La carrière de Maria Alice Vergueiro est le reflet de la foisonnante histoire du théâtre de la ville de São Paulo des années 1960 à nos jours, tout en étant hors norme et flirtant avec les marges. Actrice, pédagogue et metteuse en scène, elle traverse les grandes institutions théâtrales sans hésiter à en brûler les codes et à descendre littéralement dans ses sous-sols.
En 1962, elle joue dans La Mandragore de Machiavel avec la compagnie Teatro de Arena dans une mise en scène d’Augusto Boal, alors que celui-ci n’avait pas encore forgé son Théâtre de l’Opprimé.
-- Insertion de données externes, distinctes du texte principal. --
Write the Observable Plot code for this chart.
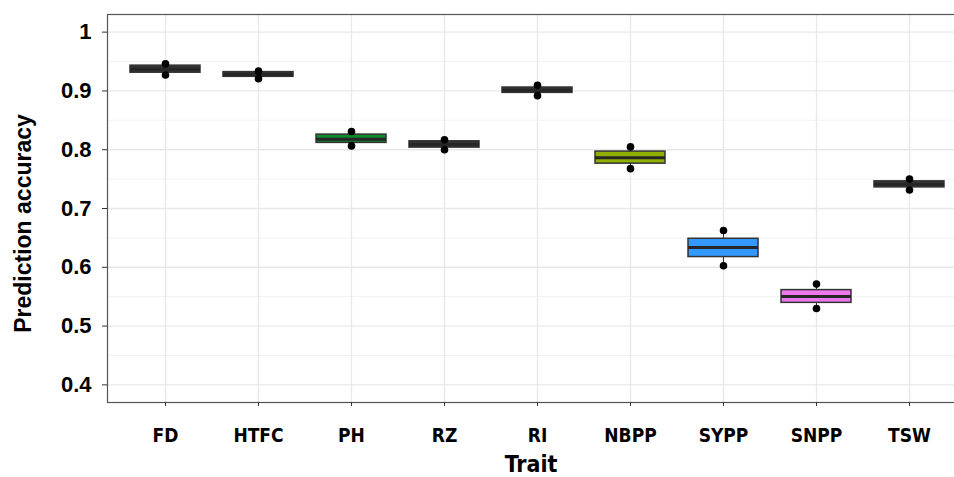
<!DOCTYPE html>
<html>
<head>
<meta charset="utf-8">
<script src="https://cdn.jsdelivr.net/npm/d3@7"></script>
<script src="https://cdn.jsdelivr.net/npm/@observablehq/plot@0.6"></script>
<style>
  html, body { margin: 0; padding: 0; background: #fff; overflow: hidden; }
  #chart { width: 954px; height: 477px; overflow: hidden; }
  #chart svg { display: block; max-width: none !important; width: 966px !important; height: 477px !important; }
</style>
</head>
<body>
<div id="chart"></div>
<script>
// Traits (categories)
const traits = ["FD", "HTFC", "PH", "RZ", "RI", "NBPP", "SYPP", "SNPP", "TSW"];
// Box statistics
const lowPoint  = [0.927, 0.9206, 0.8065, 0.800, 0.892, 0.7678, 0.6025, 0.5298, 0.7315];
const q1        = [0.931, 0.924,  0.8116, 0.8036, 0.8967, 0.7763, 0.6174, 0.5395, 0.7359];
const median    = [0.937, 0.928,  0.818,  0.809,  0.901,  0.7865, 0.6337, 0.5503, 0.741];
const q3        = [0.943, 0.932,  0.8257, 0.8143, 0.9058, 0.7968, 0.6485, 0.5612, 0.7462];
const highPoint = [0.946, 0.9336, 0.831,  0.817,  0.9095, 0.8048, 0.6625, 0.5714, 0.750];
const fills     = ["#333333", "#333333", "#0d8a2c", "#333333", "#333333", "#8fb000", "#3399ff", "#ee77ee", "#333333"];
// Axis ticks
const yTicks = [0.4, 0.5, 0.6, 0.7, 0.8, 0.9, 1.0];
const yMinorTicks = [0.45, 0.55, 0.65, 0.75, 0.85, 0.95];

const boxes = traits.map((t, i) => ({trait: t, lo: lowPoint[i], q1: q1[i], med: median[i], q3: q3[i], hi: highPoint[i], fill: fills[i]}));
const pts = boxes.flatMap(d => [{trait: d.trait, v: d.lo}, {trait: d.trait, v: d.hi}]);

const narrow = "'Liberation Sans Narrow', 'DejaVu Sans Condensed', sans-serif";

const chart = Plot.plot({
  width: 966,
  height: 477,
  marginLeft: 107,
  marginRight: 0,
  marginTop: 14,
  marginBottom: 75,
  style: {fontFamily: "'Liberation Sans', Arial, sans-serif", background: "#fff"},
  x: {type: "band", domain: traits, paddingInner: 0.25, paddingOuter: 0.225, label: null},
  y: {domain: [0.37, 1.03], label: null},
  marks: [
    Plot.ruleY(yMinorTicks, {stroke: "#efefef", strokeWidth: 0.8}),
    Plot.ruleY(yTicks, {stroke: "#e8e8e8", strokeWidth: 1.4}),
    Plot.gridX({stroke: "#e8e8e8", strokeOpacity: 1, strokeWidth: 1.4}),
    Plot.ruleX(boxes, {x: "trait", y1: "lo", y2: "hi", stroke: "#333", strokeWidth: 1}),
    Plot.barY(boxes, {x: "trait", y1: "q1", y2: "q3", fill: d => d.fill, stroke: "#333", strokeWidth: 1.5}),
    Plot.tickY(boxes, {x: "trait", y: "med", stroke: "#262626", strokeWidth: 3}),
    Plot.dot(pts, {x: "trait", y: "v", r: 3.8, fill: "#000", stroke: "none"}),
    Plot.frame({stroke: "#555", strokeWidth: 1.2}),
    Plot.axisY({ticks: yTicks, tickSize: 5, tickPadding: 11, stroke: "#333",
      tickFormat: d => String(+d.toFixed(1)), fontSize: 22, fontWeight: "bold", fill: "#000", label: null}),
    Plot.axisX({tickSize: 4, tickPadding: 22, stroke: "#333", fontSize: 19, fontWeight: "bold",
      fill: "#000", fontFamily: narrow, label: null}),
    Plot.text(["Prediction accuracy"], {frameAnchor: "left", rotate: -90, dx: -84, dy: 15,
      fontSize: 23, fontWeight: "bold", fill: "#000", textAnchor: "middle", lineAnchor: "middle"}),
    Plot.text(["Trait"], {frameAnchor: "bottom", dx: -6, dy: 62, fontSize: 23, fontWeight: "bold",
      fill: "#000", fontFamily: narrow, textAnchor: "middle", lineAnchor: "middle"})
  ]
});
document.getElementById("chart").appendChild(chart);
</script>
</body>
</html>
En 1972, elle était dans la distribution de Gracias, Señor mis en scène par José Celso Martinez Corrêa. Ce spectacle est un tournant dans les méthodes de travail du Teatro Oficina, mais il est aussi considéré comme la première création collaborative d’envergure au Brésil, démarche devenue par la suite l’une des marques de fabrique de la scène brésilienne.
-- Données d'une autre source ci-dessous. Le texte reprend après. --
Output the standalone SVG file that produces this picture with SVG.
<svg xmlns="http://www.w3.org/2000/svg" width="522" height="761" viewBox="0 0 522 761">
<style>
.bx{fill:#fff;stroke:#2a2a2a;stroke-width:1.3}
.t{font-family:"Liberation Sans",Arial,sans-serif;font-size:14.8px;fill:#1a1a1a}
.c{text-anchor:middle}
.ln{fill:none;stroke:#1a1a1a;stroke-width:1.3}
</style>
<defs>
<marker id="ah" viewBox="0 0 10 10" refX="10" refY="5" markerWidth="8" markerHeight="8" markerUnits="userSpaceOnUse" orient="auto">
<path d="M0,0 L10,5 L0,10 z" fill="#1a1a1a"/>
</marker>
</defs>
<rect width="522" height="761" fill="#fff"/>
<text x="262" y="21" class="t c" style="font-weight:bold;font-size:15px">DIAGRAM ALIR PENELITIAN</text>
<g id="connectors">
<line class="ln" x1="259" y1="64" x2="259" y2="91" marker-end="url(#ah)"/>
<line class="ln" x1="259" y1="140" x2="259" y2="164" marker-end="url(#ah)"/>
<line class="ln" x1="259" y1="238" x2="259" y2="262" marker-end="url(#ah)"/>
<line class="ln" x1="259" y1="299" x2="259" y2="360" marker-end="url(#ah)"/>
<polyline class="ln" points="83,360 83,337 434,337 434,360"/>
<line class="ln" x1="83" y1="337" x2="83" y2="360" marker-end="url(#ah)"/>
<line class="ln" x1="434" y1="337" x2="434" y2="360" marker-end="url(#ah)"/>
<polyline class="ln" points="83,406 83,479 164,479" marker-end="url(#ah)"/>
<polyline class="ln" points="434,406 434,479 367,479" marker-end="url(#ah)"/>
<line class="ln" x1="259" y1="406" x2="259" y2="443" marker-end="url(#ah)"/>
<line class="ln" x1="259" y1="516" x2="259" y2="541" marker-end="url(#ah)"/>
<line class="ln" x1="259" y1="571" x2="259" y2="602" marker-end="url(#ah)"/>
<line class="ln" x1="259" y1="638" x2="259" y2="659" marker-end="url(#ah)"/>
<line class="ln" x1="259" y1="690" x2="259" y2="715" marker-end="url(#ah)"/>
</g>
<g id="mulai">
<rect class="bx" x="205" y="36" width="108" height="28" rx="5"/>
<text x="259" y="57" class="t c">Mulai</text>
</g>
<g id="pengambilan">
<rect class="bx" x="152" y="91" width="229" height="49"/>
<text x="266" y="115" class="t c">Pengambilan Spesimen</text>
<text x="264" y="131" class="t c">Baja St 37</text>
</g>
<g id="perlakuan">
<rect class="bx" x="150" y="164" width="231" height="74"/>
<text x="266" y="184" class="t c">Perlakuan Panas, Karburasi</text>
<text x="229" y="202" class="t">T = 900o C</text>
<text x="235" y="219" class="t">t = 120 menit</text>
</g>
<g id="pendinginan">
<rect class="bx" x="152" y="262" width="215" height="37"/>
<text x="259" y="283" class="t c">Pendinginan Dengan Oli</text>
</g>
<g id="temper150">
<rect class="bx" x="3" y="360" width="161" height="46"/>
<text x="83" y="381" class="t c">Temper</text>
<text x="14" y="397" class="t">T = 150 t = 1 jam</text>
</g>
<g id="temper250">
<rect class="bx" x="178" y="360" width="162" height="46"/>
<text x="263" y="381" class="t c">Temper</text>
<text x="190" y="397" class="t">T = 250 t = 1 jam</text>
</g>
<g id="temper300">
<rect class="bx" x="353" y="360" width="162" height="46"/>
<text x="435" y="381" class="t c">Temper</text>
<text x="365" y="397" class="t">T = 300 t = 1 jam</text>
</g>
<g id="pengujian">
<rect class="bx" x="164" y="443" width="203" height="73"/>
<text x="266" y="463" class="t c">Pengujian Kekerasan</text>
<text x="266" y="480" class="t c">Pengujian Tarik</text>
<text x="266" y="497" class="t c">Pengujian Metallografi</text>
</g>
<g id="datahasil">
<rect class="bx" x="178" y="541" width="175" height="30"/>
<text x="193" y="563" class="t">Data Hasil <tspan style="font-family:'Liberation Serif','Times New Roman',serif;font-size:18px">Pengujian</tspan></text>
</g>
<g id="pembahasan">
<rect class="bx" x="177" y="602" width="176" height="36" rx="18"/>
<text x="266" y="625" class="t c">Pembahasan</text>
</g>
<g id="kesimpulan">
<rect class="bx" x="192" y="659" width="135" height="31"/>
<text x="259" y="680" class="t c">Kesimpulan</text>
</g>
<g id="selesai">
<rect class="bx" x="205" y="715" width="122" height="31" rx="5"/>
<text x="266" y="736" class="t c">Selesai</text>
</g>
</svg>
Ses participations, dans sa première décennie de carrière, à deux des compagnies les plus avant-gardistes de l’époque suffiraient pour inscrire le nom de Maria Alice Vergueiro dans la construction de la modernité de la scène paulista. Mais sa capacité à renouveler son jeu a fait d’elle une icône des mises en scène engagées dans la recherche scénique : elle a joué dans Electra Com Creta (1986) de Gerald Thomas et Temporada de Gripe (2004) de Felipe Hirsch, pour ne citer que ces deux exemples.
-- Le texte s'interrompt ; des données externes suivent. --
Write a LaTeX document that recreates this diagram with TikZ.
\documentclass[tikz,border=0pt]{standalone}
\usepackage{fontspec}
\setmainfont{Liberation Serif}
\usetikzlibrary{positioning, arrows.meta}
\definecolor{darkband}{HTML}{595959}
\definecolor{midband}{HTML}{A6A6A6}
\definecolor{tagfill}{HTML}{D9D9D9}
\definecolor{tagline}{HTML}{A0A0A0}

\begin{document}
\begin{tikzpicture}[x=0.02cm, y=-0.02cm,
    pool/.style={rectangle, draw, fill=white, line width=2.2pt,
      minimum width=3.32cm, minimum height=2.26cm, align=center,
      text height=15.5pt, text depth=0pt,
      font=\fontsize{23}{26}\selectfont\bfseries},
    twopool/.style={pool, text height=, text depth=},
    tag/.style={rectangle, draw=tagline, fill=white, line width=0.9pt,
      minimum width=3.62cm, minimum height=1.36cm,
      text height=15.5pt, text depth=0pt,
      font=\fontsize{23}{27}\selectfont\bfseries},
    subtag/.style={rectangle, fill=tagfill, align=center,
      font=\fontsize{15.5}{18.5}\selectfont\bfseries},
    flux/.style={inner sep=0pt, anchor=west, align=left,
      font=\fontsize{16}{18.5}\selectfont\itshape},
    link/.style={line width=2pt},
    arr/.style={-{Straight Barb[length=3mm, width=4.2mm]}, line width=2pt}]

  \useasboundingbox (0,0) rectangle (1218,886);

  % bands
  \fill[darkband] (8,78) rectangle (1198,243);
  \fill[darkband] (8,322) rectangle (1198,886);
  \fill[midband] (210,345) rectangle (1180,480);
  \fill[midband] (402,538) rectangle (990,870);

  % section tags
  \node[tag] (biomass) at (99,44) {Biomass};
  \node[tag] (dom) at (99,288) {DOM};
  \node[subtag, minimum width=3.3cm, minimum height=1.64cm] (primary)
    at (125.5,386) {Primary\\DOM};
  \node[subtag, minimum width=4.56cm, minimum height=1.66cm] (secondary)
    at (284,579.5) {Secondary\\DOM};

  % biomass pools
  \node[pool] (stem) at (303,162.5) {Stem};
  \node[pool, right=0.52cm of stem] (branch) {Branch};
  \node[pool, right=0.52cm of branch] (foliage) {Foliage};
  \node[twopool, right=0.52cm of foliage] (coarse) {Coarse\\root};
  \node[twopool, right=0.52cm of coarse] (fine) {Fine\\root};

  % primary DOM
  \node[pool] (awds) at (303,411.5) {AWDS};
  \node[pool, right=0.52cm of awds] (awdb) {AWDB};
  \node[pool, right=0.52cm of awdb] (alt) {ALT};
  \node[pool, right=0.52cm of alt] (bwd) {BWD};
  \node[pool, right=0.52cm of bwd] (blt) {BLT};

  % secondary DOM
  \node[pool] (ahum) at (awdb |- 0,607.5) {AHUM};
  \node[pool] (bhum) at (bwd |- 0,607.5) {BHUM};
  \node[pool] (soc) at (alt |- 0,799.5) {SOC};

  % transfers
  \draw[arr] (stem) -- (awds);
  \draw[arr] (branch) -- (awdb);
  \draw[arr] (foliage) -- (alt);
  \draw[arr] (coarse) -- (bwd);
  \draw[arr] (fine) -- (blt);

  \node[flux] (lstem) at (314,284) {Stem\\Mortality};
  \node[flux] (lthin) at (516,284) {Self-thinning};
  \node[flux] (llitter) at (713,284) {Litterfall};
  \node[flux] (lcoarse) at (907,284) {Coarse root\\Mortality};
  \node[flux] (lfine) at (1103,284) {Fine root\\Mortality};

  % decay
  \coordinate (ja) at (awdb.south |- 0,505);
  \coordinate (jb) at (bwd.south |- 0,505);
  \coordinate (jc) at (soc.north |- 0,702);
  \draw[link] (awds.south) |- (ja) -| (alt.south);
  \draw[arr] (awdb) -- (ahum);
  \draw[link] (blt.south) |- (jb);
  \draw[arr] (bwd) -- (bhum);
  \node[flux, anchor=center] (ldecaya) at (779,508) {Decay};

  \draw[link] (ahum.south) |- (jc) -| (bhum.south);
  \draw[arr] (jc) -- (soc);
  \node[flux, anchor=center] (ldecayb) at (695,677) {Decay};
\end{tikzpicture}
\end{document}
Cette force motrice ne se restreint pas uniquement au jeu : Maria Alice Vergueiro a aussi fondé deux compagnies, le Teatro do Ornitorrinco et le Grupo Pândega. La première, créée à la fin des années 1970 aux côtés de Cacá Rosset et Luiz Roberto Galízia, entame ses représentations dans les caves du Teatro Oficina et marque profondément l’histoire du théâtre brésilien. La deuxième, créée dans les années 2010 avec Luciano Chirolli et Fábio Furtado, est active encore aujourd’hui. Elle a été également, durant de nombreuses années, l’un des piliers du Teatro Oficina.
Revenir ici sur la carrière de Maria Alice Vergueiro – plus qu’un hommage à cette actrice, peu après son décès survenu le 3 juin 2020 – permet de conjuguer l’histoire du théâtre brésilien au féminin et sous le prisme du jeu.